The two remaining members, bassist Flea and vocalist Anthony Kiedis, added guitarist Jack Sherman and drummer Cliff Martinez.
This group portrait accompanied an article by Jeff Spurrier in the Feb. 12, 1984, Los Angeles Times. Spurrier wrote:
“ ‘That Oingo Boingo has a cruel new-wave audience.’
“Flea, who plays bass for the Red Hot Chili Peppers, is recalling a show in Pomona where the second-billed Chili Peppers found that the Oingo Boingo crowd didn’t respond well to the Peppers’ brand of high-energy funk. Boos and objects thrown by the audience rained on the musicians throughout the set. As the Peppers prepared to leave the state, Flea turned his back to the hostile crowd and, in a parting gesture, lowered his pants.
“Not exactly the way to win friends and influence people, but winning friends has never been a problem for the Red Hot Chili Peppers. In the nine months that the band has been together, the power-rapping of vocalist Anthony (Swan) Kiedis and the frenetic stage antics of Flea (who also plays bass for Fear) have made the band a must-see among Hollywood hipsters. …

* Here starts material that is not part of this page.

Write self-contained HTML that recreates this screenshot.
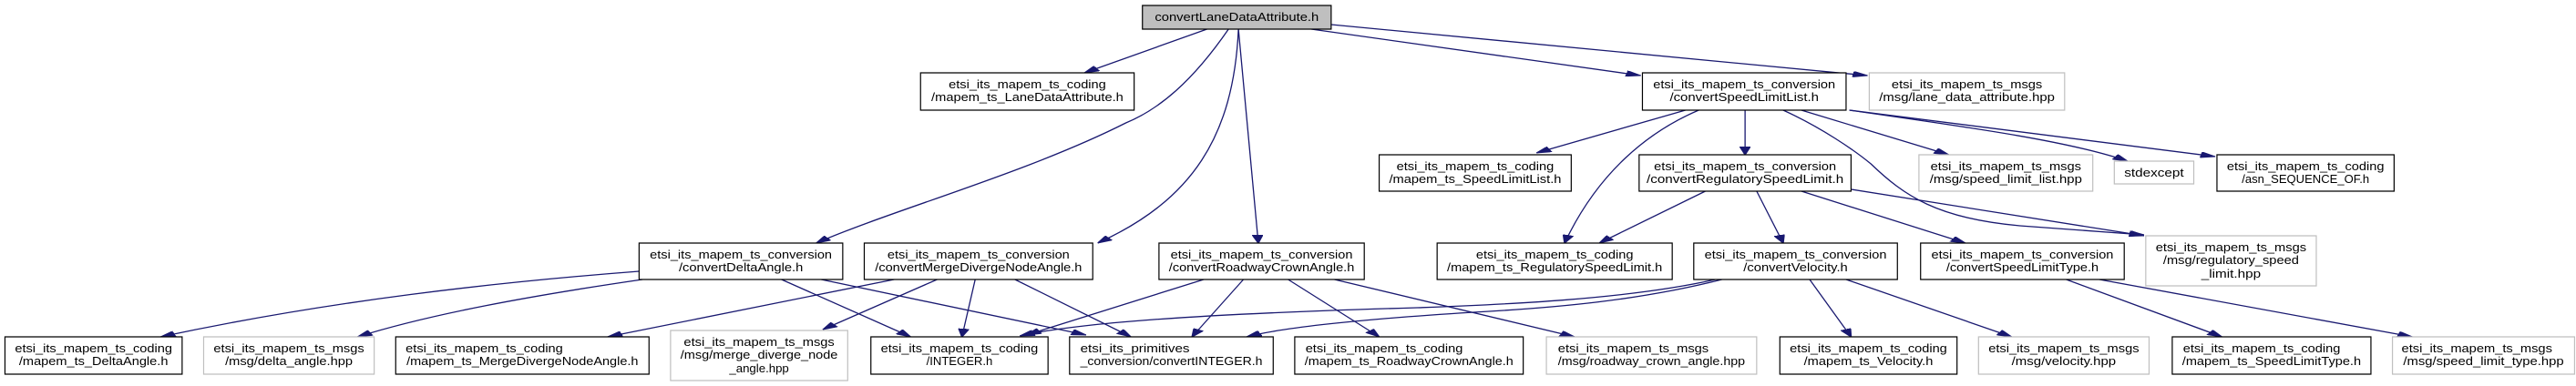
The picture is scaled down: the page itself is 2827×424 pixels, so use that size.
<!DOCTYPE html>
<html><head><meta charset="utf-8"><style>
html,body{margin:0;padding:0;background:#fff;}
svg{display:block;}
text{font-family:"Liberation Sans",sans-serif;font-size:13px;fill:#000;}
.b{fill:#fff;stroke:#000;stroke-width:1.2;vector-effect:non-scaling-stroke;}
.g{fill:#fff;stroke:#bfbfbf;stroke-width:1.2;vector-effect:non-scaling-stroke;}
.e{fill:none;stroke:#191970;stroke-width:1.3;vector-effect:non-scaling-stroke;marker-end:url(#a);}
</style></head><body>
<svg width="2827" height="424" viewBox="0 0 2827 424">
<defs><marker id="a" markerUnits="userSpaceOnUse" viewBox="0 0 10 7" refX="10" refY="3.5" markerWidth="9" markerHeight="6.5" orient="auto"><path d="M0,0L10,3.5L0,7z" fill="#191970" stroke="#191970"/></marker></defs>
<g transform="scale(1.817,1)">
<!-- edges -->
<path class="e" d="M729,32L655,80"/>
<path class="e" d="M742,32C720,90 700,120 680,135C620,190 540,230 493,267"/>
<path class="e" d="M748,32C745,150 720,220 663,267"/>
<path class="e" d="M748,32L760,267"/>
<path class="e" d="M792,32L991,83"/>
<path class="e" d="M804,27L1128,83"/>
<path class="e" d="M1018,121L928,168"/>
<path class="e" d="M1026,121C995,145 965,190 945,267"/>
<path class="e" d="M1054,121L1054,170"/>
<path class="e" d="M1088,121L1177,170"/>
<path class="e" d="M1117,121C1190,140 1250,155 1285,177"/>
<path class="e" d="M1117,121L1338,172"/>
<path class="e" d="M1077,121C1100,140 1120,165 1130,180C1150,215 1170,240 1220,248C1250,252 1275,255 1295,258"/>
<path class="e" d="M1030,210L966,267"/>
<path class="e" d="M1061,210L1077,267"/>
<path class="e" d="M1088,210L1187,267"/>
<path class="e" d="M1118,208L1295,259"/>
<path class="e" d="M1036,307C980,330 900,335 856,338C720,345 650,355 616,369"/>
<path class="e" d="M1040,307C990,330 940,338 890,343C810,352 770,362 753,370"/>
<path class="e" d="M1093,307L1118,370"/>
<path class="e" d="M1115,307L1215,370"/>
<path class="e" d="M1248,307L1342,370"/>
<path class="e" d="M1268,307L1457,370"/>
<path class="e" d="M727,307L620,368"/>
<path class="e" d="M751,307L720,370"/>
<path class="e" d="M778,307L833,370"/>
<path class="e" d="M806,307L951,370"/>
<path class="e" d="M540,307L367,370"/>
<path class="e" d="M566,307L497,362"/>
<path class="e" d="M589,307L581,370"/>
<path class="e" d="M613,307L683,370"/>
<path class="e" d="M386,298C300,310 200,330 97,370"/>
<path class="e" d="M388,307C320,325 260,345 216,370"/>
<path class="e" d="M472,307L550,370"/>
<path class="e" d="M496,307L656,368"/>
<!-- nodes -->
<rect x="690" y="6" width="114" height="26" fill="#bfbfbf" stroke="#000" stroke-width="1.2" vector-effect="non-scaling-stroke"/>
<text x="747" y="23" text-anchor="middle" textLength="99" lengthAdjust="spacingAndGlyphs">convertLaneDataAttribute.h</text>

<rect class="b" x="556" y="80" width="129" height="41"/>
<text x="620.5" y="97" text-anchor="middle" textLength="95" lengthAdjust="spacingAndGlyphs">etsi_its_mapem_ts_coding</text>
<text x="620.5" y="111" text-anchor="middle" textLength="116" lengthAdjust="spacingAndGlyphs">/mapem_ts_LaneDataAttribute.h</text>

<rect class="b" x="992" y="80" width="123" height="41"/>
<text x="1053.5" y="97" text-anchor="middle" textLength="110" lengthAdjust="spacingAndGlyphs">etsi_its_mapem_ts_conversion</text>
<text x="1053.5" y="111" text-anchor="middle" textLength="90" lengthAdjust="spacingAndGlyphs">/convertSpeedLimitList.h</text>

<rect class="g" x="1129" y="80" width="118" height="41"/>
<text x="1188" y="97" text-anchor="middle" textLength="91" lengthAdjust="spacingAndGlyphs">etsi_its_mapem_ts_msgs</text>
<text x="1188" y="111" text-anchor="middle" textLength="106" lengthAdjust="spacingAndGlyphs">/msg/lane_data_attribute.hpp</text>

<rect class="b" x="833" y="170" width="116" height="40"/>
<text x="891" y="187" text-anchor="middle" textLength="95" lengthAdjust="spacingAndGlyphs">etsi_its_mapem_ts_coding</text>
<text x="891" y="201" text-anchor="middle" textLength="104" lengthAdjust="spacingAndGlyphs">/mapem_ts_SpeedLimitList.h</text>

<rect class="b" x="990" y="170" width="128" height="40"/>
<text x="1054" y="187" text-anchor="middle" textLength="110" lengthAdjust="spacingAndGlyphs">etsi_its_mapem_ts_conversion</text>
<text x="1054" y="201" text-anchor="middle" textLength="119" lengthAdjust="spacingAndGlyphs">/convertRegulatorySpeedLimit.h</text>

<rect class="g" x="1159" y="170" width="105" height="40"/>
<text x="1211.5" y="187" text-anchor="middle" textLength="91" lengthAdjust="spacingAndGlyphs">etsi_its_mapem_ts_msgs</text>
<text x="1211.5" y="201" text-anchor="middle" textLength="92" lengthAdjust="spacingAndGlyphs">/msg/speed_limit_list.hpp</text>

<rect class="g" x="1277" y="177" width="48" height="25"/>
<text x="1301" y="194" text-anchor="middle" textLength="36" lengthAdjust="spacingAndGlyphs">stdexcept</text>

<rect class="b" x="1339" y="170" width="107" height="40"/>
<text x="1392.5" y="187" text-anchor="middle" textLength="95" lengthAdjust="spacingAndGlyphs">etsi_its_mapem_ts_coding</text>
<text x="1392.5" y="201" text-anchor="middle" textLength="77" lengthAdjust="spacingAndGlyphs">/asn_SEQUENCE_OF.h</text>

<rect class="b" x="386" y="267" width="123" height="40"/>
<text x="447.5" y="284" text-anchor="middle" textLength="110" lengthAdjust="spacingAndGlyphs">etsi_its_mapem_ts_conversion</text>
<text x="447.5" y="298" text-anchor="middle" textLength="75" lengthAdjust="spacingAndGlyphs">/convertDeltaAngle.h</text>

<rect class="b" x="522" y="267" width="138" height="40"/>
<text x="591" y="284" text-anchor="middle" textLength="110" lengthAdjust="spacingAndGlyphs">etsi_its_mapem_ts_conversion</text>
<text x="591" y="298" text-anchor="middle" textLength="125" lengthAdjust="spacingAndGlyphs">/convertMergeDivergeNodeAngle.h</text>

<rect class="b" x="700" y="267" width="124" height="40"/>
<text x="762" y="284" text-anchor="middle" textLength="110" lengthAdjust="spacingAndGlyphs">etsi_its_mapem_ts_conversion</text>
<text x="762" y="298" text-anchor="middle" textLength="112" lengthAdjust="spacingAndGlyphs">/convertRoadwayCrownAngle.h</text>

<rect class="b" x="868" y="267" width="142" height="40"/>
<text x="939" y="284" text-anchor="middle" textLength="95" lengthAdjust="spacingAndGlyphs">etsi_its_mapem_ts_coding</text>
<text x="939" y="298" text-anchor="middle" textLength="130" lengthAdjust="spacingAndGlyphs">/mapem_ts_RegulatorySpeedLimit.h</text>

<rect class="b" x="1023" y="267" width="123" height="40"/>
<text x="1084.5" y="284" text-anchor="middle" textLength="110" lengthAdjust="spacingAndGlyphs">etsi_its_mapem_ts_conversion</text>
<text x="1084.5" y="298" text-anchor="middle" textLength="63" lengthAdjust="spacingAndGlyphs">/convertVelocity.h</text>

<rect class="b" x="1160" y="267" width="123" height="40"/>
<text x="1221.5" y="284" text-anchor="middle" textLength="110" lengthAdjust="spacingAndGlyphs">etsi_its_mapem_ts_conversion</text>
<text x="1221.5" y="298" text-anchor="middle" textLength="92" lengthAdjust="spacingAndGlyphs">/convertSpeedLimitType.h</text>

<rect class="g" x="1296" y="259" width="103" height="55"/>
<text x="1347.5" y="276" text-anchor="middle" textLength="91" lengthAdjust="spacingAndGlyphs">etsi_its_mapem_ts_msgs</text>
<text x="1347.5" y="290" text-anchor="middle" textLength="82" lengthAdjust="spacingAndGlyphs">/msg/regulatory_speed</text>
<text x="1347.5" y="305" text-anchor="middle" textLength="36" lengthAdjust="spacingAndGlyphs">_limit.hpp</text>

<rect class="b" x="3" y="370" width="107" height="41"/>
<text x="56.5" y="387" text-anchor="middle" textLength="95" lengthAdjust="spacingAndGlyphs">etsi_its_mapem_ts_coding</text>
<text x="56.5" y="401" text-anchor="middle" textLength="90" lengthAdjust="spacingAndGlyphs">/mapem_ts_DeltaAngle.h</text>

<rect class="g" x="123" y="370" width="103" height="41"/>
<text x="174.5" y="387" text-anchor="middle" textLength="91" lengthAdjust="spacingAndGlyphs">etsi_its_mapem_ts_msgs</text>
<text x="174.5" y="401" text-anchor="middle" textLength="77" lengthAdjust="spacingAndGlyphs">/msg/delta_angle.hpp</text>

<rect class="b" x="239" y="370" width="153" height="41"/>
<text x="315.5" y="387" text-anchor="middle" textLength="95" lengthAdjust="spacingAndGlyphs" dx="-23">etsi_its_mapem_ts_coding</text>
<text x="315.5" y="401" text-anchor="middle" textLength="140" lengthAdjust="spacingAndGlyphs">/mapem_ts_MergeDivergeNodeAngle.h</text>

<rect class="g" x="405" y="363" width="107" height="55"/>
<text x="458.5" y="380" text-anchor="middle" textLength="91" lengthAdjust="spacingAndGlyphs">etsi_its_mapem_ts_msgs</text>
<text x="458.5" y="394" text-anchor="middle" textLength="95" lengthAdjust="spacingAndGlyphs">/msg/merge_diverge_node</text>
<text x="458.5" y="409" text-anchor="middle" textLength="36" lengthAdjust="spacingAndGlyphs">_angle.hpp</text>

<rect class="b" x="526" y="370" width="107" height="41"/>
<text x="579.5" y="387" text-anchor="middle" textLength="95" lengthAdjust="spacingAndGlyphs">etsi_its_mapem_ts_coding</text>
<text x="579.5" y="401" text-anchor="middle" textLength="40" lengthAdjust="spacingAndGlyphs">/INTEGER.h</text>

<rect class="b" x="646" y="370" width="123" height="41"/>
<text x="707.5" y="387" text-anchor="middle" textLength="66" lengthAdjust="spacingAndGlyphs" dx="-22">etsi_its_primitives</text>
<text x="707.5" y="401" text-anchor="middle" textLength="110" lengthAdjust="spacingAndGlyphs">_conversion/convertINTEGER.h</text>

<rect class="b" x="782" y="370" width="138" height="41"/>
<text x="851" y="387" text-anchor="middle" textLength="95" lengthAdjust="spacingAndGlyphs" dx="-15">etsi_its_mapem_ts_coding</text>
<text x="851" y="401" text-anchor="middle" textLength="126" lengthAdjust="spacingAndGlyphs">/mapem_ts_RoadwayCrownAngle.h</text>

<rect class="g" x="934" y="370" width="127" height="41"/>
<text x="997.5" y="387" text-anchor="middle" textLength="91" lengthAdjust="spacingAndGlyphs" dx="-11">etsi_its_mapem_ts_msgs</text>
<text x="997.5" y="401" text-anchor="middle" textLength="113" lengthAdjust="spacingAndGlyphs">/msg/roadway_crown_angle.hpp</text>

<rect class="b" x="1075" y="370" width="107" height="41"/>
<text x="1128.5" y="387" text-anchor="middle" textLength="95" lengthAdjust="spacingAndGlyphs">etsi_its_mapem_ts_coding</text>
<text x="1128.5" y="401" text-anchor="middle" textLength="78" lengthAdjust="spacingAndGlyphs">/mapem_ts_Velocity.h</text>

<rect class="g" x="1195" y="370" width="103" height="41"/>
<text x="1246.5" y="387" text-anchor="middle" textLength="91" lengthAdjust="spacingAndGlyphs">etsi_its_mapem_ts_msgs</text>
<text x="1246.5" y="401" text-anchor="middle" textLength="63" lengthAdjust="spacingAndGlyphs">/msg/velocity.hpp</text>

<rect class="b" x="1312" y="370" width="120" height="41"/>
<text x="1372" y="387" text-anchor="middle" textLength="95" lengthAdjust="spacingAndGlyphs" dx="-6">etsi_its_mapem_ts_coding</text>
<text x="1372" y="401" text-anchor="middle" textLength="108" lengthAdjust="spacingAndGlyphs">/mapem_ts_SpeedLimitType.h</text>

<rect class="g" x="1445" y="370" width="110" height="41"/>
<text x="1500" y="387" text-anchor="middle" textLength="91" lengthAdjust="spacingAndGlyphs" dx="-4">etsi_its_mapem_ts_msgs</text>
<text x="1500" y="401" text-anchor="middle" textLength="97" lengthAdjust="spacingAndGlyphs">/msg/speed_limit_type.hpp</text>
</g>
</svg>
</body></html>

“Like Hendrix, the Red Hot Chili Peppers have gained a reputation for putting on wild, over-the-top performances that frequently startle audiences and sometimes result in damage to equipment — particularly mike stands. In fact, the Pomona mooning incident was actually pretty tame for the Peppers. At one show, they painted their bodies blue. At another, they came out dressed only in strategically placed socks.
“Says Flea: ‘We do [that sort of thing] because it’s fun, not because it’s a gimmick.’ ”
Flea and Anthony Kiedis are still with the band. The Red Hot Chili Peppers are one of the bestselling bands of all time. They have been nominated for 16 Grammy Awards — winning six. In 2012, the band was inducted into the Rock and Roll Hall of Fame.